** Begin Dataset content **

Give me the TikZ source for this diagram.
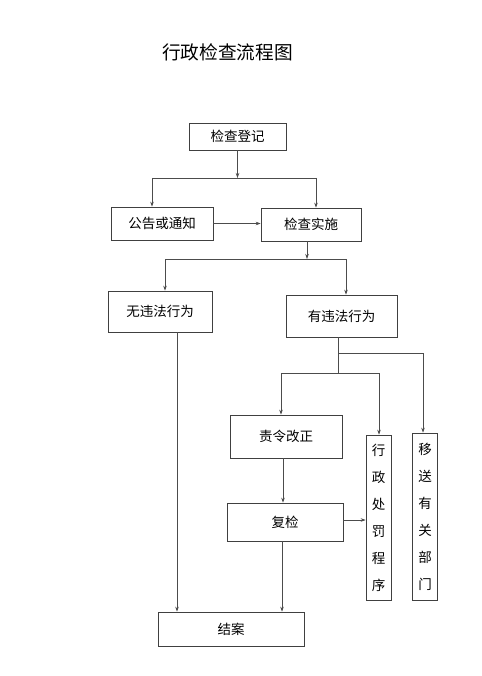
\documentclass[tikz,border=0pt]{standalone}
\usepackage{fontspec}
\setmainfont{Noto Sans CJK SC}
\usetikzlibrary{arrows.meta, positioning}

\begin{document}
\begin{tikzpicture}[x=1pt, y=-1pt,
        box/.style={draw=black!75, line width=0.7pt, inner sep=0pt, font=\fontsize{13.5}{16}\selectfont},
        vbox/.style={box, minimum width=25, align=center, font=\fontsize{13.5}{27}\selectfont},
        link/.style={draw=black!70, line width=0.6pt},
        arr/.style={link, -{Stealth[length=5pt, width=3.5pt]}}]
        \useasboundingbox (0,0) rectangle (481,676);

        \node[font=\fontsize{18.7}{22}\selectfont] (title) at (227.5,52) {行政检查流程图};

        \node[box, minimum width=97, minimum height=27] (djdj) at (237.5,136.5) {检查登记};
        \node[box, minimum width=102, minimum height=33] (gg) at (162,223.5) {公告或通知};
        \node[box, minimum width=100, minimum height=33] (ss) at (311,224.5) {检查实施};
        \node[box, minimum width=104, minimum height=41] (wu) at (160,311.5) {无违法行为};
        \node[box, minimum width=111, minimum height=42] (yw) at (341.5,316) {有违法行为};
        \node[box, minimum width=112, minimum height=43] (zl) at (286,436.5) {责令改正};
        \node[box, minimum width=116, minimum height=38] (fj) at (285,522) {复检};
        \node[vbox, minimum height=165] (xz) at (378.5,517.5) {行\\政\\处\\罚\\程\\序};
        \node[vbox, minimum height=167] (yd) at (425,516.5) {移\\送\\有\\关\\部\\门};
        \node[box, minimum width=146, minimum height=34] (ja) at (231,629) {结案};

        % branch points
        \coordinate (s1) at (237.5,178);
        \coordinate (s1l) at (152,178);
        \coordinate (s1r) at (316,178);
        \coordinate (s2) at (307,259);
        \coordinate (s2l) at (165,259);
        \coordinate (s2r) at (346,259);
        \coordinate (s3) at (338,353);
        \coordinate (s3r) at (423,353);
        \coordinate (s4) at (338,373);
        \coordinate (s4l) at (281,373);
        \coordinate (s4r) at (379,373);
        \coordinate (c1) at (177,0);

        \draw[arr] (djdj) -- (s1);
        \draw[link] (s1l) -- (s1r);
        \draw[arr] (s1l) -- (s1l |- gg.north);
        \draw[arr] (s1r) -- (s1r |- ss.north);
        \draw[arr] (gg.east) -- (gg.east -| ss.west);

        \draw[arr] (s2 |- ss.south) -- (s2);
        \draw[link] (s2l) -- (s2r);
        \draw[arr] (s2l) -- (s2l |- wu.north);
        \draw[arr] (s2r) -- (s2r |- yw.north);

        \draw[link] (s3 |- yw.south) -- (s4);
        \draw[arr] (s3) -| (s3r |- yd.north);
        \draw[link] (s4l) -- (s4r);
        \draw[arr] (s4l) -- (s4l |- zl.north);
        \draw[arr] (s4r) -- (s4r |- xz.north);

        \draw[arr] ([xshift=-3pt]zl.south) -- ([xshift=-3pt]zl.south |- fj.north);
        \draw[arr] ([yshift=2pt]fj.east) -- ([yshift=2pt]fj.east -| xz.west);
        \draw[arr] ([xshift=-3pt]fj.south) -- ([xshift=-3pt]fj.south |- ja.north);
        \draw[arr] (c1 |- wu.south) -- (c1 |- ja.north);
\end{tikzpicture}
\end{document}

** End Dataset content **
** Begin Dataset content **

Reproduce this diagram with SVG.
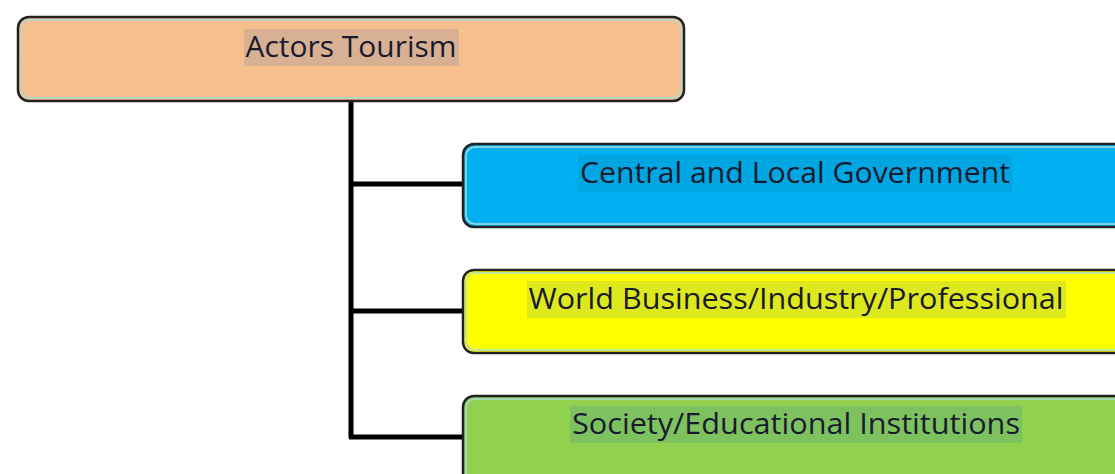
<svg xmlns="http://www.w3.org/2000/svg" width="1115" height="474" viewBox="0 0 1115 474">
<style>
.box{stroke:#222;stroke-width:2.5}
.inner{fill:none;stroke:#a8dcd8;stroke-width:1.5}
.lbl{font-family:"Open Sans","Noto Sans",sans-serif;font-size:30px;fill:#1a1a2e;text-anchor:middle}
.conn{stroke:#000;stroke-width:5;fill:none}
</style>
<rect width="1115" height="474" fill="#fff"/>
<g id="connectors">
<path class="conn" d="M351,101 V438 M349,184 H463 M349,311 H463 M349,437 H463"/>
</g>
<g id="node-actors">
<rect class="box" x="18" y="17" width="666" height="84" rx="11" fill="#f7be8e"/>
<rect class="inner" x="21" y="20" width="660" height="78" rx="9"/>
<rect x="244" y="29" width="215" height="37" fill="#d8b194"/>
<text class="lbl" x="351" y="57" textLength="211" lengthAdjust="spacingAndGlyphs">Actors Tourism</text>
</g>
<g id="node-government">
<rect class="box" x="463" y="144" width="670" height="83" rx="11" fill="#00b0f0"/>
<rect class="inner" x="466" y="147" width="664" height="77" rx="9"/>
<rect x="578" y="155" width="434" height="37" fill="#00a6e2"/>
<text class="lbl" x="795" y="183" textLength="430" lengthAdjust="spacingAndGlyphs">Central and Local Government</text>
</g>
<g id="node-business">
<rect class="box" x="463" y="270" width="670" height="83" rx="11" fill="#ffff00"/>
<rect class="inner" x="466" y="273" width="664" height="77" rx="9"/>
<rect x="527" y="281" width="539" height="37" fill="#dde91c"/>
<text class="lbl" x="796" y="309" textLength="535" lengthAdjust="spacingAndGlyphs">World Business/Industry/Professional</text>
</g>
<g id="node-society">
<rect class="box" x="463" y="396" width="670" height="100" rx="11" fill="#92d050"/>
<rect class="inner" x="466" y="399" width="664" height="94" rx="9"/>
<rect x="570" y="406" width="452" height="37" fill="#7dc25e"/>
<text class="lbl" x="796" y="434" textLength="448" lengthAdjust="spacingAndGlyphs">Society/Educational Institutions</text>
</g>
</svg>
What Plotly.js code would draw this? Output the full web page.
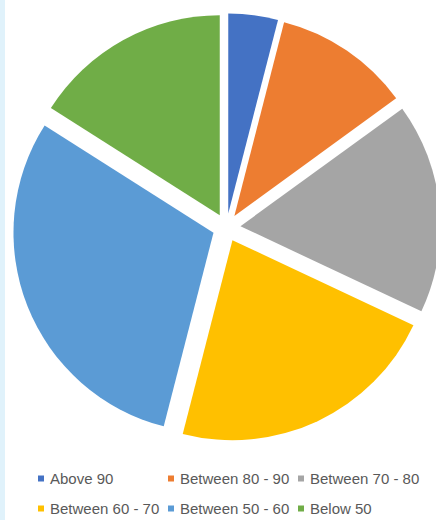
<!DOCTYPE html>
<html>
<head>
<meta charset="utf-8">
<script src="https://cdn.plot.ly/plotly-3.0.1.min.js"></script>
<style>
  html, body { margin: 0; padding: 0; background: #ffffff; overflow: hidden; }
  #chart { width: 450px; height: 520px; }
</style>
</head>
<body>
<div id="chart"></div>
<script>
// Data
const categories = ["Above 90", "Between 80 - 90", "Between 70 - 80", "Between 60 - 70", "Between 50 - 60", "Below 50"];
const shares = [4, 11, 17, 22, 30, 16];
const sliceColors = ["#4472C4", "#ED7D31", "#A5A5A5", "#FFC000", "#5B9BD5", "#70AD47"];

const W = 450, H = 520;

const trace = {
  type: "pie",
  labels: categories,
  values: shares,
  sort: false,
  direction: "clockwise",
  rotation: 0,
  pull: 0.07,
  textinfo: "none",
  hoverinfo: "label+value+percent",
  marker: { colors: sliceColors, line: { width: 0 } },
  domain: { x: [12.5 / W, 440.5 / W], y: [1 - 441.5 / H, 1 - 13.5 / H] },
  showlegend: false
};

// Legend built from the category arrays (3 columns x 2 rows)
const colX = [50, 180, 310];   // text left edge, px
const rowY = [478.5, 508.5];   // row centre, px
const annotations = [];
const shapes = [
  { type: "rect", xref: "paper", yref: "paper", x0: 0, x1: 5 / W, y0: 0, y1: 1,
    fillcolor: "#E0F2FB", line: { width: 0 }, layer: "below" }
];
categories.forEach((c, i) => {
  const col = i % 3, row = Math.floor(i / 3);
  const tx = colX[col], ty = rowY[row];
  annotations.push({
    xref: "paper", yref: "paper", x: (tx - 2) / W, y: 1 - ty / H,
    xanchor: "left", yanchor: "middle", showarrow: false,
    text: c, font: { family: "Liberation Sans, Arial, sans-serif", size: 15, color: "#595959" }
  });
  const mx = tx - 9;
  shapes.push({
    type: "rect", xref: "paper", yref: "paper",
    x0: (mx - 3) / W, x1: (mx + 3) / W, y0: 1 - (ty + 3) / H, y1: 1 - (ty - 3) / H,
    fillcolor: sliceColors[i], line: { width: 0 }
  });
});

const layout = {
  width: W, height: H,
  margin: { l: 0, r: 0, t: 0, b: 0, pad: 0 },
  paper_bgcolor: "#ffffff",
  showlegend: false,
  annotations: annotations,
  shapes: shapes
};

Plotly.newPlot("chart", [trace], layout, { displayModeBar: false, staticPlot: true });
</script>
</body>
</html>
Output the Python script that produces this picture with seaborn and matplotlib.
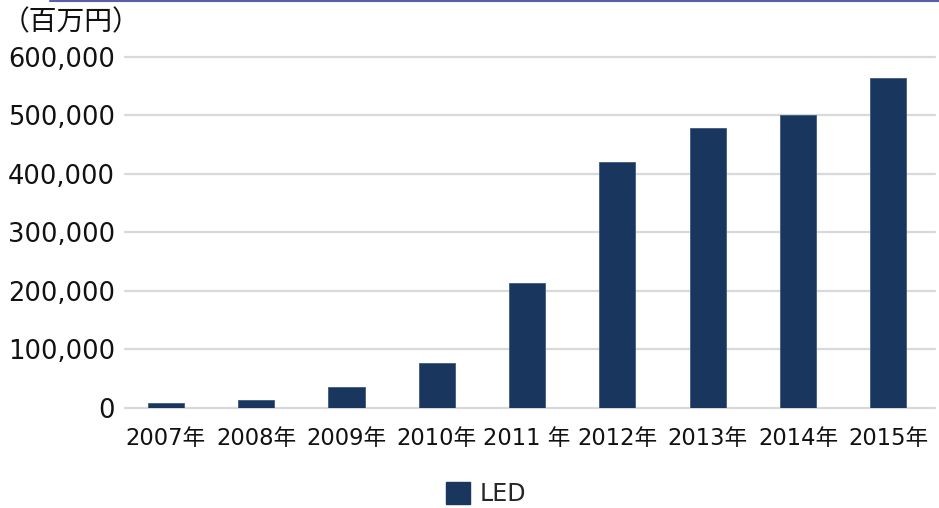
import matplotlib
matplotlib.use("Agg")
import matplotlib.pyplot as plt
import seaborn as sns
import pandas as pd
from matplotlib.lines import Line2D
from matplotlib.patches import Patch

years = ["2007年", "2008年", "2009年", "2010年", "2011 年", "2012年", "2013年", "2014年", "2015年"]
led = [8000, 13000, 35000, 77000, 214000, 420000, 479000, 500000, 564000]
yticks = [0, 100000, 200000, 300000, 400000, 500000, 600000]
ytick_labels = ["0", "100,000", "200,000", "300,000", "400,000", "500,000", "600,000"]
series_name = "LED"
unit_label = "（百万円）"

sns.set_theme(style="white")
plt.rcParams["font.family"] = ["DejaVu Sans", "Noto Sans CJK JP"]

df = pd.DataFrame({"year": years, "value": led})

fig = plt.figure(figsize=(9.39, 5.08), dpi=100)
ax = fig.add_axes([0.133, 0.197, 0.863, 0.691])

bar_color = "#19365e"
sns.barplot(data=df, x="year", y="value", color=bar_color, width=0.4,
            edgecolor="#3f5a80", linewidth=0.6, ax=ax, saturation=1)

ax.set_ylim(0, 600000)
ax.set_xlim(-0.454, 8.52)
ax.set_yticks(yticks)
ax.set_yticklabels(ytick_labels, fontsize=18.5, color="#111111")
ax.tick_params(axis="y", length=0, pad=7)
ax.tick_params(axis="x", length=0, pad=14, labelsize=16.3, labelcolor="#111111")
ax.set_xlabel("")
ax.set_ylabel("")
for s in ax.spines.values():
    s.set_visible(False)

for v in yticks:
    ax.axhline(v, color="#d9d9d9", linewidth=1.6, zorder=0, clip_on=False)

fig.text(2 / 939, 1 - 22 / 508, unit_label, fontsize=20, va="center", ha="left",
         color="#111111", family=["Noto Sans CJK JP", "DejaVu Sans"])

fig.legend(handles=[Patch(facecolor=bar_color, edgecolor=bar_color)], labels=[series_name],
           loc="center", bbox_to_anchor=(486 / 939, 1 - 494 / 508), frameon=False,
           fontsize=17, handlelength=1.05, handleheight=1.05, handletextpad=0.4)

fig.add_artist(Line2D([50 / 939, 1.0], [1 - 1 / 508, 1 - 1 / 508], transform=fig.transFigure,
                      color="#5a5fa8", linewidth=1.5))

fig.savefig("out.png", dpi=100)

** End Dataset content **

Problem requirements:
Leave the pictures out, and transcribe exactly the lines above starting at the one that contains "Output the Python" and ending at the one that contains "from matplotlib.patches import Patch".

Answer to this problem:
Output the Python script that produces this picture with seaborn and matplotlib.
import matplotlib
matplotlib.use("Agg")
import matplotlib.pyplot as plt
import seaborn as sns
import pandas as pd
from matplotlib.lines import Line2D
from matplotlib.patches import Patch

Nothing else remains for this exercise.